I had had a lot of confusion about what the experience of living in the Resurrected Christ, and Supernatural Adoption was. About whether it was a physical death or a spiritual transformation.
As well, similar concerns over an experience I wrote about on another thread, of Jesus dying & a changing of my relationship with Him. But when I look at Phil's comment that Jesus can choose to share his thoughts and experiences with us my concerns and confusion left. That is unless it is expressed to me that what I experienced is not Christian. Then there is an acknowledgement, for me, that I am not journeying the Christian path.
It was possible that Jesus was sharing with me His experience of His physical death before taken me through a spiritual transformation into the Resurrected Jesus. A place of great peace. But also a place where one must be totally surrendered to the Trinity. Every breathe need be a surrender to the will of God.
Mary Sue, peace is of God, and is one of the fruits of the Spirit (Galatians 5: 22-24).
I'm not clear what you're trying to sort out, however -- whether your experience is "Christian" and of the resurrected Christ or something else? We are now on page 6 of this discussion, so maybe you could clarify that again . . . or maybe it's not necessary to know for sure.
I don't recall if you've mentioned meeting with a spiritual director, but that would be a good way to continue to process your journey. See http://www.sdiworld.org for more info and to find a spiritual director in your area if you're not meeting with one already.
Thank you for your feedback & I do apology for this lengthy process. I can speak to Sister who is a spiritual director. However I don't know if she will know about this type of thing.

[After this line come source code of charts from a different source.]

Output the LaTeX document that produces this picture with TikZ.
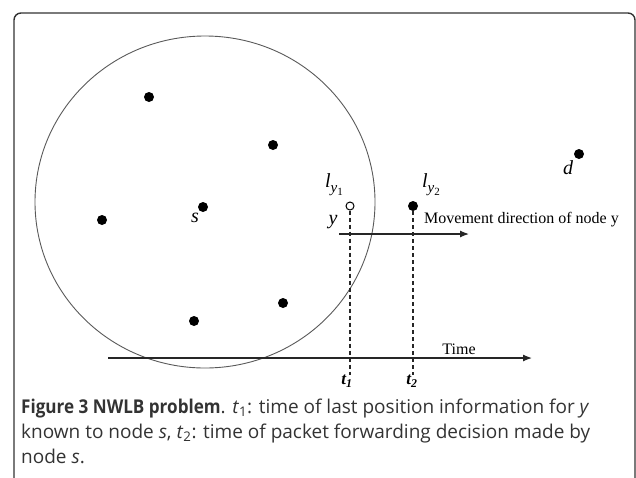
\documentclass[tikz,border=0pt]{standalone}
\usepackage{graphicx}
\usepackage{fontspec}
\setmainfont{Liberation Serif}
\newfontfamily\capfont{Open Sans}
\usetikzlibrary{arrows.meta}
\newcommand{\lsub}[1]{l\raisebox{-5pt}{\fontsize{15}{15}\selectfont y\raisebox{-3pt}{\fontsize{11}{11}\selectfont\upshape #1}}}
\begin{document}
\begin{tikzpicture}[x=1pt,y=-1pt,
  dot/.style={circle,fill=black,inner sep=0pt,minimum size=10pt},
  opendot/.style={circle,draw=black,fill=white,inner sep=0pt,minimum size=8pt,line width=1pt},
  mlab/.style={inner sep=0pt,font=\fontsize{20}{23}\selectfont\itshape},
  tlab/.style={inner sep=0pt,font=\fontsize{16}{19}\selectfont},
  blab/.style={inner sep=0pt,font=\fontsize{17}{20}\selectfont\bfseries\itshape},
  captext/.style={inner sep=0pt,anchor=base west,text=black!80,font=\capfont\fontsize{19}{24}\selectfont},
  axis/.style={line width=1.2pt,draw=black!85,-{Latex[length=9pt,width=7pt]}},
  guide/.style={dash pattern=on 4pt off 3pt,line width=1.1pt,draw=black!85},
  frame/.style={line width=1.4pt,draw=black!80,rounded corners=7pt}]
\useasboundingbox (0,0) rectangle (636,477);
\draw[frame] (14,480) -- (14,13) -- (635,13) -- (635,480);
\draw[draw=black!65,line width=0.9pt] (205,202) ellipse [x radius=170, y radius=166];
% nodes
\node[dot] (n1) at (149,97) {};
\node[dot] (n2) at (273,145) {};
\node[dot] (n3) at (102,220) {};
\node[dot] (s) at (203,207) {};
\node[dot] (n5) at (283,303) {};
\node[dot] (n6) at (194,321) {};
\node[dot] (d) at (579,154) {};
\node[opendot] (ly1) at (350,206) {};
\node[dot] (ly2) at (413,206) {};
% labels
\node[mlab] (slab) at (195,218) {s};
\node[mlab] (dlab) at (568,168) {d};
\node[mlab] (ly1lab) at (334,185) {\lsub{1}};
\node[mlab] (ly2lab) at (431,185) {\lsub{2}};
\node[mlab] (ylab) at (333,222) {y};
\node[tlab,anchor=west] (mov) at (424,220) {Movement direction of node y};
\node[tlab] (time) at (459,349) {Time};
\node[blab] (t1) at (347,381) {t\textsubscript{1}};
\node[blab] (t2) at (412,381) {t\textsubscript{2}};
% connectors
\coordinate (ta) at (108,358);
\coordinate (tb) at (532,358);
\coordinate (ma) at (339,234);
\coordinate (mb) at (469,234);
\draw[axis] (ta) -- (tb);
\draw[axis] (ma) -- (mb);
\draw[guide] (ly1.south) -- (ly1.south |- t1.north);
\draw[guide] (ly2.south) -- (ly2.south |- t2.north);
% caption
\node[captext] (cap1) at (21,413) {\scalebox{0.9}[1]{\bfseries Figure 3 NWLB problem}. \textit{t}\textsubscript{1}: time of last position information for \textit{y}};
\node[captext] (cap2) at (21,438) {known to node \textit{s}, \textit{t}\textsubscript{2}: time of packet forwarding decision made by};
\node[captext] (cap3) at (21,463) {node \textit{s}.};
\end{tikzpicture}
\end{document}
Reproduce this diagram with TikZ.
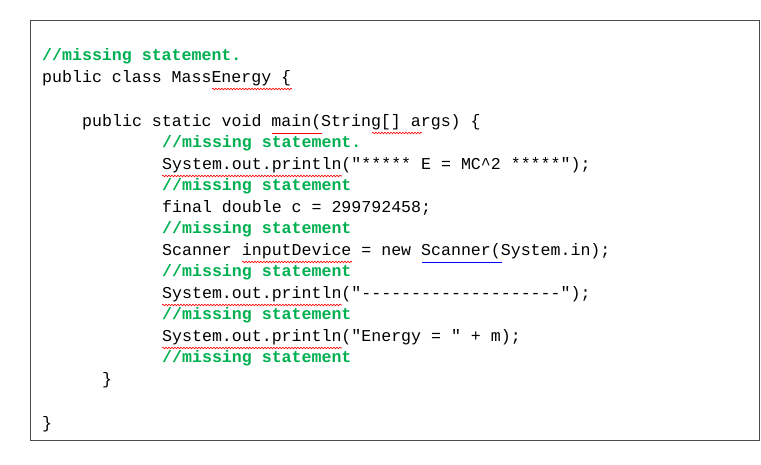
\documentclass[tikz,border=0pt]{standalone}
\usepackage{fontspec}
\setmonofont{Liberation Mono}
\usetikzlibrary{decorations.pathmorphing}
\definecolor{cgreen}{RGB}{0,176,80}
\begin{document}
\begin{tikzpicture}[x=1pt,y=-1pt,
  code/.style={anchor=west,inner sep=0,font=\ttfamily\fontsize{16.6}{20}\selectfont},
  cmt/.style={code,text=cgreen,font=\ttfamily\bfseries\fontsize{16.6}{20}\selectfont},
  wavy/.style={draw=red,line width=0.6pt,decorate,decoration={snake,amplitude=0.8pt,segment length=3pt}},
  blueline/.style={draw=blue,line width=0.8pt}]
\useasboundingbox (0,0) rectangle (761,465);
\node[draw=black!70,line width=0.8pt,minimum width=729,minimum height=420,anchor=north west,inner sep=0] (frame) at (30,20) {};
\node[cmt] (l1) at (42,56) {//missing statement.};
\node[code] (l2) at (42,78) {public class MassEnergy \{};
\node[code] (l3) at (82,122) {public static void main(String[] args) \{};
\node[cmt] (l4) at (162,143) {//missing statement.};
\node[code] (l5) at (162,165) {System.out.println("***** E = MC\^{}2 *****");};
\node[cmt] (l6) at (162,186) {//missing statement};
\node[code] (l7) at (162,208) {final double c = 299792458;};
\node[cmt] (l8) at (162,229) {//missing statement};
\node[code] (l9) at (162,251) {Scanner inputDevice = new Scanner(System.in);};
\node[cmt] (l10) at (162,272) {//missing statement};
\node[code] (l11) at (162,294) {System.out.println("--------------------");};
\node[cmt] (l12) at (162,315) {//missing statement};
\node[code] (l13) at (162,337) {System.out.println("Energy = " + m);};
\node[cmt] (l14) at (162,358) {//missing statement};
\node[code] (l15) at (102,380) {\}};
\node[code] (l16) at (42,424) {\}};
% spell-check underlines
\draw[wavy] (212,89) -- (292,89);
\draw[draw=red,line width=0.6pt] (272,133) -- (322,133);
\draw[wavy] (372,133) -- (422,133);
\draw[wavy] (162,176) -- (342,176);
\draw[wavy] (242,262) -- (352,262);
\draw[blueline] (422,262) -- (502,262);
\draw[wavy] (162,305) -- (342,305);
\draw[wavy] (162,348) -- (342,348);
\end{tikzpicture}
\end{document}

I had a long talk with a friend yesterday who has had several years of seminary & is studying to be a spiritual director. Their understanding of what I was asking about looked nothing like what I was talking about.
After we talked I realized that what occurred was a loss of affective ego & a great peace came with this. There were other things also. Like a sadness over
losing something so dear. It is almost like an organic process. There is a certain way that I must live my life or there is great suffering & I'm still dealing with this.
I will read some of your writing about this, as I am able & if there are further issues will take them to the appropriate list.
Mary Sue, did you just wake up?
Thank you Derek
I've had a chance to look at your webpage & read
what you have written on it. The way you have written on this subject is in a way I can relate to. Thank you so much for your sharing. Would it be possible to take this discussion over to another thread. Would you like to suggest one?
Sure. But I don't know what title you want for the new thread.
Derek I wrote something on the Enlightenment & Christian Spirituality thread.